Bu sezon ilk defa bir maçın kenar tarafından yönetildiğini
gördüm. Koeman'ın elindeki kadroyu seçme şansı zaten sınırlıydı.
İçeriden yaptığı görev değişiklikleri, aynı kadro ile iki farklı
oyunu oynama kararı verdirdi ve zor günleri geçerken, rahat bir
nefes alan Fenerbahçe'yi getirdi bize. Oyuncu becerisindeki sınırlı
kaliteyi, ikiye bölerek yeni bir karar verdi Hollandalı. 7 kişi
koşturup, kalan üçü için (Valbuena, Slimani ve Ayew) "gol de size
kaldı" taktiğine döndü. Elinde Reyes varken, Isla'yı ön libero
oynatması da objektif oyuncu değerlendirmesiydi. Kendisinden önceki
gibi "Bir görelim bakalım" fikrine gelmeden, kimin; ne
yapabileceğini futbol adamı gözüyle ölçtü.
2-0 biten ilk yarının ardından "empati" girdi devreye. Maçı
kazanmak önemliydi. Rakip teknik adamın Valbuena'nın kanadını daha
çok kullanmak isteyeceğini tahmin etti. Frey'den taktik disiplin
istedi, dönüp Ayew'e de muhtemelen aynısını söyledi. Alanya'nın
baskısı bu akılla gelişmek istedi ama atakları hep ortaya
yönlendirerek, kendi kalabalıklarında boğdular. İlginçtir;
hepimizin gözündeki birinci isim Slimani olmasına rağmen, maçın
etkili ismi Frey oldu. Son 10 dakikada tek santrfora dönmesiyle
birlikte Slimani'nin öne taşıyamadığı takımı, uzun toplara
saldırarak rahatlatlattı. 6 maçtır ligde kazanamayan takım, milli
maç arasına galibiyetin morali ve keyfi ile girecek. Bu yenilenme
hamlesinde çok değerli hamle şansını da tanıyacaktır.

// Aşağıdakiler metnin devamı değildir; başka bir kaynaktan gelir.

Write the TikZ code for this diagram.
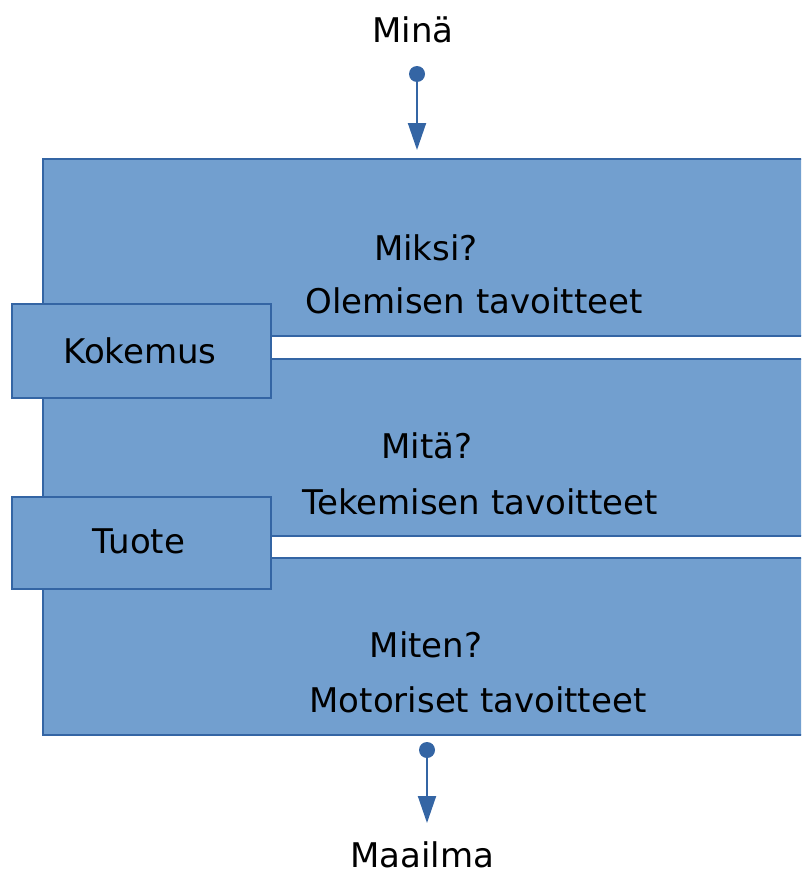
\documentclass[tikz,border=0pt]{standalone}
\usepackage{fontspec}
\setmainfont{DejaVu Sans}
\usetikzlibrary{arrows.meta}
\definecolor{bandfill}{HTML}{729FCF}
\definecolor{bandline}{HTML}{3465A4}
\tikzset{
  band/.style={draw=bandline, fill=bandfill, line width=1.5pt, anchor=north west,
    minimum width=770pt, minimum height=177pt, inner sep=0pt},
  tab/.style={draw=bandline, fill=bandfill, line width=1.5pt, anchor=north west,
    minimum width=259pt, inner sep=0pt},
  lbl/.style={anchor=base, inner sep=0pt, font=\fontsize{34}{40}\selectfont},
  conn/.style={draw=bandline, line width=2pt, -{Triangle[width=18pt,length=27pt]}},
  dotc/.style={circle, fill=bandline, inner sep=0pt, minimum size=16pt}
}
\begin{document}
\begin{tikzpicture}[x=1pt,y=-1pt]
\useasboundingbox (0,0) rectangle (801,878);
\clip (0,0) rectangle (801,878);
% bands
\node[band] (b1) at (42,158) {};
\node[band] (b2) at (42,358) {};
\node[band] (b3) at (42,557) {};
% tabs
\node[tab, minimum height=94pt] (kok) at (11,303) {};
\node[tab, minimum height=92pt] (tuo) at (11,496) {};
% labels
\node[lbl] (kokt) at (140,363) {Kokemus};
\node[lbl] (tuot) at (139,553) {Tuote};
\node[lbl] (miksi) at (426,260) {Miksi?};
\node[lbl] (olem) at (474,313) {Olemisen tavoitteet};
\node[lbl] (mita) at (427,458) {Mitä?};
\node[lbl] (teke) at (480,514) {Tekemisen tavoitteet};
\node[lbl] (miten) at (426,657) {Miten?};
\node[lbl] (moto) at (478,712) {Motoriset tavoitteet};
\node[lbl] (mina) at (413,42) {Minä};
\node[lbl] (maa) at (422,867) {Maailma};
% connectors
\node[dotc] (d1) at (417,74) {};
\coordinate (e1) at (417,150);
\draw[conn] (d1.center) -- (e1);
\node[dotc] (d2) at (427,750) {};
\coordinate (e2) at (427,823);
\draw[conn] (d2.center) -- (e2);
\end{tikzpicture}
\end{document}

Ve Valbuena... Eğer artık oyun karakteri olmayan, mücadele
takımıysanız; tecrübeli yıldızınıza da maçı emanet edersiniz.
Koeman'ı Cocu'dan farklı biri yapan da bu akıl zaten. Kurt Fransız,
kendini önemli görenleri yanıltmadan oynuyor. İyi mücadele ediyor,
fizik gücü yettiğince de koşmaktan sakınmıyor. Bir de Şener'in
sakatlığı ve sonrası. Oyuncu kenara giderken neredeyse tüm takım
gelip, sırtına vurdu. "Birliktelik" lafla olmuyor. Birbirine sahip
çıkan ve arkadaşı için üzülen bir grup yaratılıyor.